From: Greg Thelen <gthelen@google.com>

Introduce new routine for waiting on buffers with zero b_count.

In limited cases it is expected that a buffer can have a zero b_count but
still be protected from reclamation.  Waiting on such buffers with
wait_on_buffer() risks failure of the b_count assertion.  To avoid failing
the b_count assertion in the normal wait_on_buffer() path, this patch
introduces a new routine, __wait_on_buffer_unsafe(), for the few cases
that wait on a buffer which may have a zero b_count.  wait_on_buffer()
indirectly asserts that b_count is non-zero.  This assertion is
generally useful, but causes problems for a few cases in fs/buffer.c:
* __block_prepare_write()
* nobh_write_begin()
* block_truncate_page()

Without this patch I found that a virtual machine would occasionally
fail the __wait_on_buffer() b_count assertion when called from
__block_prepare_write().  Visual inspection suggests that the other two
routines could also fail the same b_count assertion.  So all three
routines now make use of the new __wait_on_buffer_unsafe() routine,
which avoids asserting b_count.

Signed-off-by: Greg Thelen <gthelen@google.com>
---
 fs/buffer.c |   21 +++++++++++++++------
 1 files changed, 15 insertions(+), 6 deletions(-)

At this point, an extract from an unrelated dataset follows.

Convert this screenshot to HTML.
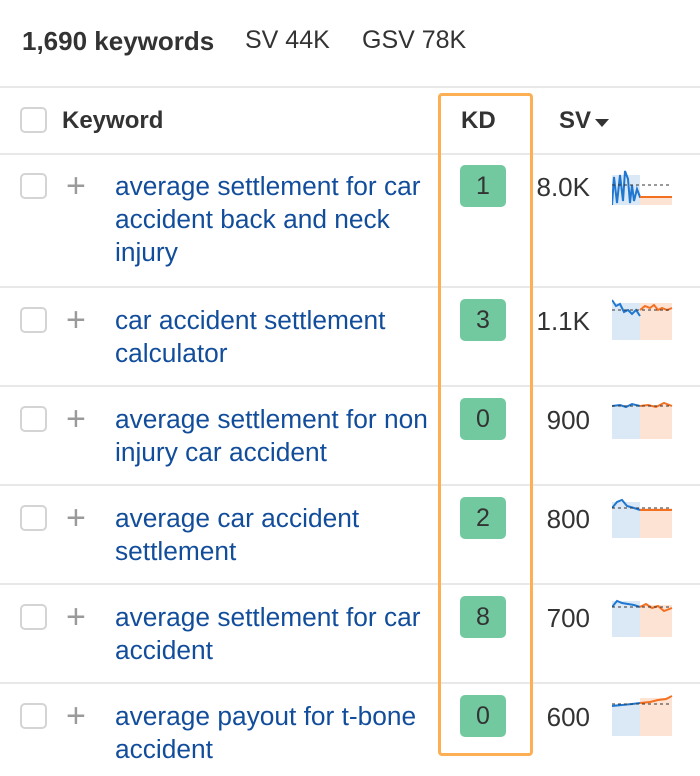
<!DOCTYPE html>
<html><head><meta charset="utf-8"><style>
*{margin:0;padding:0;box-sizing:border-box}
body{width:700px;height:776px;background:#fff;font-family:"Liberation Sans",Arial,sans-serif;position:relative;overflow:hidden;color:#333}
.a{position:absolute}
.hr{position:absolute;left:0;width:700px;height:2px;background:#e8e8e8}
.cb{position:absolute;left:20px;width:27px;height:26px;border:2px solid #d4d4d4;border-radius:5px;background:#fff}
.pl{position:absolute;left:66px;font-size:34px;color:#9a9a9a;line-height:30px;font-weight:300}
.kw{position:absolute;left:115px;font-size:26.3px;line-height:33px;color:#124d9b}
.kd{position:absolute;left:460px;width:46px;height:42px;background:#72c9a0;border-radius:5px;font-size:25px;line-height:42px;text-align:center;color:#333}
.sv{position:absolute;right:110px;font-size:26px;color:#333}
.sp{position:absolute;left:612px}
</style></head><body>
<div class="a" style="left:22px;top:26px;font-size:26px;font-weight:bold">1,690 keywords</div>
<div class="a" style="left:245px;top:26px;font-size:25px">SV 44K</div>
<div class="a" style="left:362px;top:26px;font-size:25px">GSV 78K</div>
<div class="hr" style="top:86px"></div>
<div class="cb" style="top:107px"></div>
<div class="a" style="left:62px;top:107px;font-size:24px;font-weight:bold">Keyword</div>
<div class="a" style="left:461px;top:107px;font-size:24px;font-weight:bold">KD</div>
<div class="a" style="left:559px;top:107px;font-size:24px;font-weight:bold">SV</div>
<div class="a" style="left:595px;top:119px;width:0;height:0;border-left:7px solid transparent;border-right:7px solid transparent;border-top:8px solid #333"></div>
<div class="hr" style="top:153px"></div>
<div class="hr" style="top:286px"></div>
<div class="hr" style="top:385px"></div>
<div class="hr" style="top:484px"></div>
<div class="hr" style="top:583px"></div>
<div class="hr" style="top:682px"></div>

<div class="cb" style="top:173px"></div><div class="pl" style="top:171px">+</div>
<div class="kw" style="top:170px">average settlement for car<br>accident back and neck<br>injury</div>
<div class="kd" style="top:165px">1</div><div class="sv" style="top:172px">8.0K</div>
<svg class="sp" style="top:165px" width="62" height="42"><rect x="0" y="10" width="28" height="30" fill="#dbe9f7"/><rect x="28" y="32" width="32" height="8" fill="#fde3d3"/><path d="M0 40 L2 12 L5 38 L8 10 L11 36 L13 6 L16 14 L18 38 L20 20 L22 36 L25 24 L28 32 L60 32" stroke="#1f77d0" stroke-width="2" fill="none"/><path d="M28 32 L60 32" stroke="#f37021" stroke-width="2"/><path d="M0 20 L60 20" stroke="#333" stroke-dasharray="3 3" stroke-width="1"/></svg>

<div class="cb" style="top:307px"></div><div class="pl" style="top:305px">+</div>
<div class="kw" style="top:304px">car accident settlement<br>calculator</div>
<div class="kd" style="top:299px">3</div><div class="sv" style="top:306px">1.1K</div>
<svg class="sp" style="top:298px" width="62" height="42"><rect x="0" y="5" width="28" height="37" fill="#dbe9f7"/><rect x="28" y="5" width="32" height="37" fill="#fde3d3"/><path d="M0 2 L4 8 L8 6 L12 14 L16 12 L20 16 L24 12 L28 18" stroke="#1f77d0" stroke-width="2" fill="none"/><path d="M28 12 L33 8 L38 10 L42 7 L46 12 L50 10 L55 12 L60 10" stroke="#f37021" stroke-width="2" fill="none"/><path d="M0 12 L60 12" stroke="#333" stroke-dasharray="3 3"/></svg>

<div class="cb" style="top:406px"></div><div class="pl" style="top:404px">+</div>
<div class="kw" style="top:403px">average settlement for non<br>injury car accident</div>
<div class="kd" style="top:398px">0</div><div class="sv" style="top:405px">900</div>
<svg class="sp" style="top:397px" width="62" height="42"><rect x="0" y="8" width="28" height="34" fill="#dbe9f7"/><rect x="28" y="8" width="32" height="34" fill="#fde3d3"/><path d="M0 9 L8 8 L14 10 L20 7 L28 9" stroke="#1f77d0" stroke-width="2" fill="none"/><path d="M28 9 L36 8 L44 10 L52 6 L60 9" stroke="#f37021" stroke-width="2" fill="none"/><path d="M0 9 L60 9" stroke="#333" stroke-dasharray="3 3"/></svg>

<div class="cb" style="top:505px"></div><div class="pl" style="top:503px">+</div>
<div class="kw" style="top:502px">average car accident<br>settlement</div>
<div class="kd" style="top:497px">2</div><div class="sv" style="top:504px">800</div>
<svg class="sp" style="top:496px" width="62" height="42"><rect x="0" y="6" width="28" height="36" fill="#dbe9f7"/><rect x="28" y="12" width="32" height="30" fill="#fde3d3"/><path d="M0 12 L5 6 L10 4 L15 10 L22 12 L28 14" stroke="#1f77d0" stroke-width="2" fill="none"/><path d="M28 14 L60 14" stroke="#f37021" stroke-width="2" fill="none"/><path d="M0 12 L60 12" stroke="#333" stroke-dasharray="3 3"/></svg>

<div class="cb" style="top:604px"></div><div class="pl" style="top:602px">+</div>
<div class="kw" style="top:601px">average settlement for car<br>accident</div>
<div class="kd" style="top:596px">8</div><div class="sv" style="top:603px">700</div>
<svg class="sp" style="top:595px" width="62" height="42"><rect x="0" y="6" width="28" height="36" fill="#dbe9f7"/><rect x="28" y="10" width="32" height="32" fill="#fde3d3"/><path d="M0 12 L5 6 L10 8 L16 9 L22 10 L28 12" stroke="#1f77d0" stroke-width="2" fill="none"/><path d="M28 12 L34 9 L40 13 L46 11 L52 16 L60 13" stroke="#f37021" stroke-width="2" fill="none"/><path d="M0 12 L60 12" stroke="#333" stroke-dasharray="3 3"/></svg>

<div class="cb" style="top:703px"></div><div class="pl" style="top:701px">+</div>
<div class="kw" style="top:700px">average payout for t-bone<br>accident</div>
<div class="kd" style="top:695px">0</div><div class="sv" style="top:702px">600</div>
<svg class="sp" style="top:694px" width="62" height="42"><rect x="0" y="10" width="28" height="32" fill="#dbe9f7"/><rect x="28" y="4" width="32" height="38" fill="#fde3d3"/><path d="M0 12 L10 11 L20 10 L28 9" stroke="#1f77d0" stroke-width="2" fill="none"/><path d="M28 9 L38 8 L46 6 L54 5 L60 2" stroke="#f37021" stroke-width="2" fill="none"/><path d="M0 10 L60 10" stroke="#333" stroke-dasharray="3 3"/></svg>

<div class="a" style="left:438px;top:93px;width:95px;height:663px;border:3px solid #fcaf53;border-radius:4px"></div>
</body></html>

diff --git a/fs/buffer.c b/fs/buffer.c
index 2500ada..c715da4 100644
--- a/fs/buffer.c
+++ b/fs/buffer.c
@@ -92,21 +92,30 @@ void unlock_buffer(struct buffer_head *bh)
 EXPORT_SYMBOL(unlock_buffer);
 
 /*
+ * Block until a buffer comes unlocked.  This routine trusts the caller to
+ * ensure that the buffer will not be reclaimed.  Holding a b_count reference is
+ * one way, page lock is another.
+ */
+static void __wait_on_buffer_unsafe(struct buffer_head *bh)
+{
+	might_sleep();
+	wait_on_bit(&bh->b_state, BH_Lock, sync_buffer, TASK_UNINTERRUPTIBLE);
+}
+
+/*
  * Block until a buffer comes unlocked.  This doesn't stop it
  * from becoming locked again - you have to lock it yourself
  * if you want to preserve its state.
  */
 void __wait_on_buffer(struct buffer_head * bh)
 {
-	might_sleep();
-
 	/*
 	 * Calling wait_on_buffer() against a zero-ref buffer is a nasty bug
 	 * because it will almost always "work".  However this buffer can be
 	 * reclaimed at any time.  So check for it.
 	 */
 	VM_BUG_ON(atomic_read(&bh->b_count) == 0);
-	wait_on_bit(&bh->b_state, BH_Lock, sync_buffer, TASK_UNINTERRUPTIBLE);
+	__wait_on_buffer_unsafe(bh);
 }
 EXPORT_SYMBOL(__wait_on_buffer);
 
@@ -1934,7 +1943,7 @@ static int __block_prepare_write(struct inode *inode, struct page *page,
 	 * If we issued read requests - let them complete.
 	 */
 	while(wait_bh > wait) {
-		wait_on_buffer(*--wait_bh);
+		__wait_on_buffer_unsafe(*--wait_bh);
 		if (!buffer_uptodate(*wait_bh))
 			err = -EIO;
 	}
@@ -2603,7 +2612,7 @@ int nobh_write_begin(struct file *file, struct address_space *mapping,
 		 * for the buffer_head refcounts.
 		 */
 		for (bh = head; bh; bh = bh->b_this_page) {
-			wait_on_buffer(bh);
+			__wait_on_buffer_unsafe(bh);
 			if (!buffer_uptodate(bh))
 				ret = -EIO;
 		}
@@ -2865,7 +2874,7 @@ int block_truncate_page(struct address_space *mapping,
 	if (!buffer_uptodate(bh) && !buffer_delay(bh) && !buffer_unwritten(bh)) {
 		err = -EIO;
 		ll_rw_block(READ, 1, &bh);
-		wait_on_buffer(bh);
+		__wait_on_buffer_unsafe(bh);
 		/* Uhhuh. Read error. Complain and punt. */
 		if (!buffer_uptodate(bh))
 			goto unlock;
-- 
1.7.0.1